Keegan, a Spurs fan, can’t stop himself thinking about the possibility of a trip to White Hart Lane before the year is out and on this week’s trip to Moldova, the players down-time was evenly divided by players reading Champagne Football or watching the Amazon documentary about Tottenham, All or Nothing.

There will be different videos occupying Keegan’s mind in the next seven days. YScout and Instat are platforms most football fans will never have heard of but in the small world of elite coaching, they are necessary tools. Here, you get games from every league in the world uploaded and fully coded.

In simpler, non-techy language, that meant that by 11pm yesterday evening, Keegan was able to click on any Klaksvik player who played in their 6-1 win over Dynamo Tbilisi from the previous night and see every pass he made in that game. All it took was three clicks of his laptop. All last week it was a similar story, 30 hours of footage pored over so that he could deliver three separate half-hour presentations to the Dundalk players.
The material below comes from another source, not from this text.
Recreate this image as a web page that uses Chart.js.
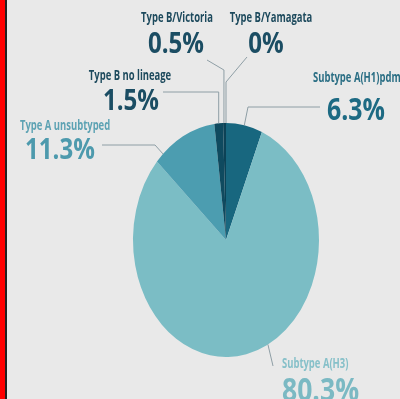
<!DOCTYPE html>
<html>
<head>
<meta charset="utf-8">
<script src="https://cdn.jsdelivr.net/npm/chart.js@4/dist/chart.umd.min.js"></script>
<style>
  html, body { margin: 0; padding: 0; background: #e9e9e9; }
  .wrap { position: relative; width: 400px; height: 399px; overflow: hidden; background: #e9e9e9; }
  .wrap canvas { position: absolute; left: 0; top: 0; }
  .edge-red { position: absolute; left: 0; top: 0; width: 5px; height: 399px; background: #ff0000; }
  .edge-dark { position: absolute; left: 5px; top: 0; width: 2px; height: 399px; background: #222; }
</style>
</head>
<body>
<div class="wrap">
  <canvas id="chart" width="400" height="399"></canvas>
  <div class="edge-red"></div>
  <div class="edge-dark"></div>
</div>
<script>
const categories = ['Subtype A(H1)pdm09', 'Subtype A(H3)', 'Type A unsubtyped', 'Type B no lineage', 'Type B/Victoria', 'Type B/Yamagata'];
const shares = [6.3, 80.3, 11.3, 1.5, 0.5, 0];
const shareLabels = ['6.3%', '80.3%', '11.3%', '1.5%', '0.5%', '0%'];
const sliceColors = ['#18677f', '#7bbdc5', '#4c9db0', '#0f4a5f', '#0c4256', '#0c4256'];

// the pie in the picture is squashed into an upright ellipse
const STRETCH_Y = 1.258;
// the original uses a condensed face, so text gets squeezed sideways
const SMALL_FONT = '700 13.5px "Open Sans", sans-serif';
const SMALL_SQUEEZE = 0.7;
const BIG_SQUEEZE = 0.83;
const bigFont = size => `700 ${size}px "Open Sans", sans-serif`;

// where each callout sits, in the same order as categories
const callouts = [
  { x: 313, align: 'left', nameY: 82, valueX: 327, valueY: 120, size: 30, nameColor: '#2a6e84', valueColor: '#1d6a83',
    path: [[320, 107], [248, 107]], frac: 0.5 },
  { x: 282, align: 'left', nameY: 368, valueX: 282, valueY: 401, size: 32, nameColor: '#86c0c9', valueColor: '#7bb9c3',
    path: [[273, 366]], frac: 0.451 },
  { x: 20, align: 'left', nameY: 130, valueX: 25, valueY: 159, size: 29, nameColor: '#5ca2b3', valueColor: '#4d9aad',
    path: [[102, 145], [155, 145]], frac: 0.13 },
  { x: 130, align: 'center', nameY: 80, valueX: 131, valueY: 110, size: 29, nameColor: '#1d4a5d', valueColor: '#1b4d63',
    path: [[163, 92]], elbowY: 92, frac: 0.5 },
  { x: 177, align: 'center', nameY: 22, valueX: 176, valueY: 53, size: 29, nameColor: '#1d4a5d', valueColor: '#1b4d63',
    path: [[207, 60]], elbowY: 70, frac: 0.3 },
  { x: 271, align: 'center', nameY: 22, valueX: 266, valueY: 53, size: 29, nameColor: '#1d4a5d', valueColor: '#1b4d63',
    path: [[247, 57]], elbowY: 82, frac: 0 }
];

function stretchAbout(ctx, arc) {
  ctx.translate(arc.x, arc.y);
  ctx.scale(1, STRETCH_Y);
  ctx.translate(-arc.x, -arc.y);
}

function squeezedText(ctx, text, x, y, align, squeeze) {
  ctx.save();
  ctx.translate(x, y);
  ctx.scale(squeeze, 1);
  ctx.textAlign = align;
  ctx.fillText(text, 0, 0);
  ctx.restore();
}

const ellipsePie = {
  id: 'ellipsePie',
  beforeDatasetsDraw(chart) {
    const arc = chart.getDatasetMeta(0).data[0];
    chart.ctx.save();
    stretchAbout(chart.ctx, arc);
  },
  afterDatasetsDraw(chart) {
    chart.ctx.restore();
  }
};

const calloutLabels = {
  id: 'calloutLabels',
  afterDraw(chart) {
    const ctx = chart.ctx;
    const arcs = chart.getDatasetMeta(0).data;
    ctx.save();
    arcs.forEach((arc, i) => {
      const c = callouts[i];
      const a = arc.startAngle + c.frac * (arc.endAngle - arc.startAngle);
      const ax = arc.x + arc.outerRadius * Math.cos(a);
      const ay = arc.y + arc.outerRadius * Math.sin(a) * STRETCH_Y;

      let pts = c.path.slice();
      if (c.elbowY !== undefined) pts.push([ax, c.elbowY]);
      pts.push([ax, ay]);
      ctx.strokeStyle = '#8e9ea5';
      ctx.lineWidth = 1;
      ctx.beginPath();
      ctx.moveTo(pts[0][0], pts[0][1]);
      pts.slice(1).forEach(p => ctx.lineTo(p[0], p[1]));
      ctx.stroke();

      ctx.textBaseline = 'alphabetic';
      ctx.font = SMALL_FONT;
      ctx.fillStyle = c.nameColor;
      squeezedText(ctx, categories[i], c.x, c.nameY, c.align, SMALL_SQUEEZE);
      ctx.font = bigFont(c.size);
      ctx.fillStyle = c.valueColor;
      squeezedText(ctx, shareLabels[i], c.valueX, c.valueY, c.align, BIG_SQUEEZE);
    });
    ctx.restore();
  }
};

const data = {
  labels: categories,
  datasets: [{
    data: shares,
    backgroundColor: sliceColors,
    borderWidth: 0,
    hoverOffset: 0,
    clip: false
  }]
};

const config = {
  type: 'pie',
  data: data,
  options: {
    animation: false,
    responsive: false,
    layout: {
      padding: { left: 133, right: 81, top: 147, bottom: 66 }
    },
    plugins: {
      legend: { display: false },
      tooltip: { enabled: false }
    }
  },
  plugins: [ellipsePie, calloutLabels]
};

let chart = new Chart(document.getElementById('chart'), config);
</script>
</body>
</html>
Did it make a difference?

“Well, I certainly think so,” he said. “Like, Thursday night, as an example, we were able to see from our analysis that both their centre-halves were right-footed and not overly comfortable playing out from the back when pressed onto their left side. You relay that information to Pat (Hoban, Dundalk’s centre forward). Accordingly, he presses them into positions where they are least comfortable.

“You see their left back (Cristiano) and his desire to get forward and your reaction is in the team selection – where Ganno (Sean Gannon, a right back) is deployed at right midfield to counteract those strengths. So, if we hadn’t have seen any footage of Sheriff, we’d have selected a different X1.

“Plus, the second point that has to be made is that the players all want this information. Mentally they feel more prepared walking onto the field – and it puts them in a better place to do the business.”

Certainly the win was a profitable piece of business – worth €300,000 to the club and of course it gives them a shot at an even bigger prize. This one is worth €3 million – and also something much more valuable than that: a place in history.